▶ _Supplied material_:
———

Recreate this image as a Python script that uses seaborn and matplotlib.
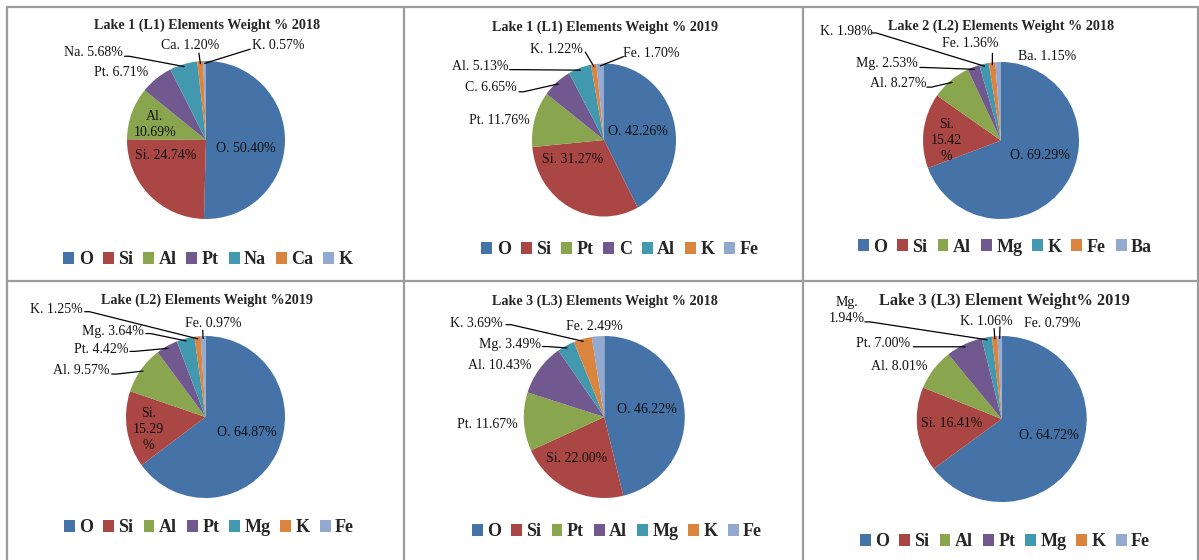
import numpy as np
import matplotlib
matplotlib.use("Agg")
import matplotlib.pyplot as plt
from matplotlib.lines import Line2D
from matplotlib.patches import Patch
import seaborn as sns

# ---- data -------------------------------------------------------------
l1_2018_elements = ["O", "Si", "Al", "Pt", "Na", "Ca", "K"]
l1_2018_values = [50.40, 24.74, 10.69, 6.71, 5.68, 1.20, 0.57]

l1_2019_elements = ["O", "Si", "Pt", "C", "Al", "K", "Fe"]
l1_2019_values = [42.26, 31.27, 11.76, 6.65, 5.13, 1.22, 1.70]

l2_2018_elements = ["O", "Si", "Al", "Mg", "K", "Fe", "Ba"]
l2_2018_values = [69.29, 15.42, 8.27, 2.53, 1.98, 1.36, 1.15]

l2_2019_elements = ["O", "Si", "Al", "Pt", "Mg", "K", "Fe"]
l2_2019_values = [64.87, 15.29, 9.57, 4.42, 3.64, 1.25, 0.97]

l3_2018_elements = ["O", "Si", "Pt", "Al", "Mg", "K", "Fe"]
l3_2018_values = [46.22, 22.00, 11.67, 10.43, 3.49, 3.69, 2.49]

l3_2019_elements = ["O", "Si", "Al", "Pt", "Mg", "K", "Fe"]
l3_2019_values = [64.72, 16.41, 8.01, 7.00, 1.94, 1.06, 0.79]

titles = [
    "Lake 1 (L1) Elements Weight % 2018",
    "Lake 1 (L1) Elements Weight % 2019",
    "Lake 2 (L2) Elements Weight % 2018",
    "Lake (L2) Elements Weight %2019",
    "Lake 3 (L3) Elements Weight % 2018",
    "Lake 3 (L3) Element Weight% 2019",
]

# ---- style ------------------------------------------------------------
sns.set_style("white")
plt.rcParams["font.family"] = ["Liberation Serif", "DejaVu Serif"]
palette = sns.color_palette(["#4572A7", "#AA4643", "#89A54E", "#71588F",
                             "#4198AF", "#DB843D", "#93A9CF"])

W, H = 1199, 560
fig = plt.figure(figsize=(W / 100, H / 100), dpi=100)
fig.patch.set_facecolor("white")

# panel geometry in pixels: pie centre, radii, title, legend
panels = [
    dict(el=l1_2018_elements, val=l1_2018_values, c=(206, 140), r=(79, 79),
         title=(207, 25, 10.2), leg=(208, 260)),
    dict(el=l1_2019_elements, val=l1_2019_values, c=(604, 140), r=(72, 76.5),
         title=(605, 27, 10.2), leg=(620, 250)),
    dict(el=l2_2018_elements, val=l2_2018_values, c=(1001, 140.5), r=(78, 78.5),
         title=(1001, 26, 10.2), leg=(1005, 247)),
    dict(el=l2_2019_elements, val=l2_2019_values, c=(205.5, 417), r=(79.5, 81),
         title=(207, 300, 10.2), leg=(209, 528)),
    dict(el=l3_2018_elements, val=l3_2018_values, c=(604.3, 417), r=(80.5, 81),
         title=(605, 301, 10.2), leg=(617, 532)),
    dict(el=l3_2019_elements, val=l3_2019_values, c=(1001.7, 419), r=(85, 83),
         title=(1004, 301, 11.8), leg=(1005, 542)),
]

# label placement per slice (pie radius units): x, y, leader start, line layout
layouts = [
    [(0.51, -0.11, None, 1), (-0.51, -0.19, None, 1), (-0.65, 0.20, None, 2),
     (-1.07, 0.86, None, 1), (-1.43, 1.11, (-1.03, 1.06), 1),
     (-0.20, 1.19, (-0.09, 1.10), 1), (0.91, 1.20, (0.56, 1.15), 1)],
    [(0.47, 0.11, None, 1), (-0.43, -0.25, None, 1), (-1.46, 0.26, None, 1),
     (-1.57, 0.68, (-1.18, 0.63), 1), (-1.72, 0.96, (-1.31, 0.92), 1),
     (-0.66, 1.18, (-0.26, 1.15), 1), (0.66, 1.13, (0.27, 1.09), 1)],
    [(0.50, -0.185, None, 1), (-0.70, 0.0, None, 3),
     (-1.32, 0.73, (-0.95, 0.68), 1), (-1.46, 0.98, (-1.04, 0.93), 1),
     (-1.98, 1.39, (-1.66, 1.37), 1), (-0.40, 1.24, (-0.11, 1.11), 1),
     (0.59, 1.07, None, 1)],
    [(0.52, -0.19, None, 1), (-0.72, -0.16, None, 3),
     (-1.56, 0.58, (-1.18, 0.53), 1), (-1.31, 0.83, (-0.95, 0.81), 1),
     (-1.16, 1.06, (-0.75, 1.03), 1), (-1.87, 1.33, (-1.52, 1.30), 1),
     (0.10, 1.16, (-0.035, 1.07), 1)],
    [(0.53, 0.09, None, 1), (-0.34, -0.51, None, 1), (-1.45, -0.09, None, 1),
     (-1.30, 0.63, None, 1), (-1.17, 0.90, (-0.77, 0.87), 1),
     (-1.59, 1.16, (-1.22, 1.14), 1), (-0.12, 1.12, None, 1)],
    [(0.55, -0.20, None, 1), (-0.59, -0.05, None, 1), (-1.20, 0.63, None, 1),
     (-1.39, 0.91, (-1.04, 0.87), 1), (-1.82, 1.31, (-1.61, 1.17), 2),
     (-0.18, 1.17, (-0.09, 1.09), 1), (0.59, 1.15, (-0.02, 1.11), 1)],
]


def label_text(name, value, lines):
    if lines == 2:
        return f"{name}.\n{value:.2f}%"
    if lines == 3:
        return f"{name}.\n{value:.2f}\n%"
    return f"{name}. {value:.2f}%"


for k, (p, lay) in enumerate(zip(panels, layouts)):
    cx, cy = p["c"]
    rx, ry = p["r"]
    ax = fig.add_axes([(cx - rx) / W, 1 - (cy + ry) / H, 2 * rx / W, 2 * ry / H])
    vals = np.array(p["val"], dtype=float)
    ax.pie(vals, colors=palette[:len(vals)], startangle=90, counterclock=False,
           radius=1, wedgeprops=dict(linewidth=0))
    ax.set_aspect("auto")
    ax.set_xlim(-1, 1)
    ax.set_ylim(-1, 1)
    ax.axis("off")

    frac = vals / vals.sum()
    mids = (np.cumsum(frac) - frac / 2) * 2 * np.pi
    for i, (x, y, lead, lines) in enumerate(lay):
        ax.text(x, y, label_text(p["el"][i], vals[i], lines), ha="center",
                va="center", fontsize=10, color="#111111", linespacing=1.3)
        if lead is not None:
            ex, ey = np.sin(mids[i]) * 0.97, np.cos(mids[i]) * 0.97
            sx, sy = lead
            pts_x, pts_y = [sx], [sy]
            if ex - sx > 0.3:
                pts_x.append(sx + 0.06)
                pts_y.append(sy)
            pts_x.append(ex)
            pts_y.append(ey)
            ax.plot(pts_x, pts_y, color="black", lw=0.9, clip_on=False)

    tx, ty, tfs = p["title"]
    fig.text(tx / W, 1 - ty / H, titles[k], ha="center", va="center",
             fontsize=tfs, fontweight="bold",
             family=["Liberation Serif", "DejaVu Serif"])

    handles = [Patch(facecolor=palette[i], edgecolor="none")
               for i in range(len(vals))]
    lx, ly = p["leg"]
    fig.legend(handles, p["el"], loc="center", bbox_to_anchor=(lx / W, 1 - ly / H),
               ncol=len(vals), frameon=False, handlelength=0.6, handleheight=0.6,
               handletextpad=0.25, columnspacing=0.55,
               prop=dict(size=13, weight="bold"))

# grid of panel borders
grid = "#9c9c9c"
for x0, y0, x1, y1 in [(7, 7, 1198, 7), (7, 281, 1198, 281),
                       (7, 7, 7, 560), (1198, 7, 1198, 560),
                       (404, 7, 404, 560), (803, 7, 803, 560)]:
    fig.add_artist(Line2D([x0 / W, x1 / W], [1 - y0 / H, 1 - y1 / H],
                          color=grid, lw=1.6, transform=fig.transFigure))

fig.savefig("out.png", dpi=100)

———

▶ _Set exercise_:
Give again exactly the lines running from the beginning of the material above through the line that contains "l1_2018_values = [50.40, 24.74, 10.69, 6.71, 5.68, 1.20, 0.57]", and leave out every picture.

▶ _Full answer_:
Recreate this image as a Python script that uses seaborn and matplotlib.
import numpy as np
import matplotlib
matplotlib.use("Agg")
import matplotlib.pyplot as plt
from matplotlib.lines import Line2D
from matplotlib.patches import Patch
import seaborn as sns

# ---- data -------------------------------------------------------------
l1_2018_elements = ["O", "Si", "Al", "Pt", "Na", "Ca", "K"]
l1_2018_values = [50.40, 24.74, 10.69, 6.71, 5.68, 1.20, 0.57]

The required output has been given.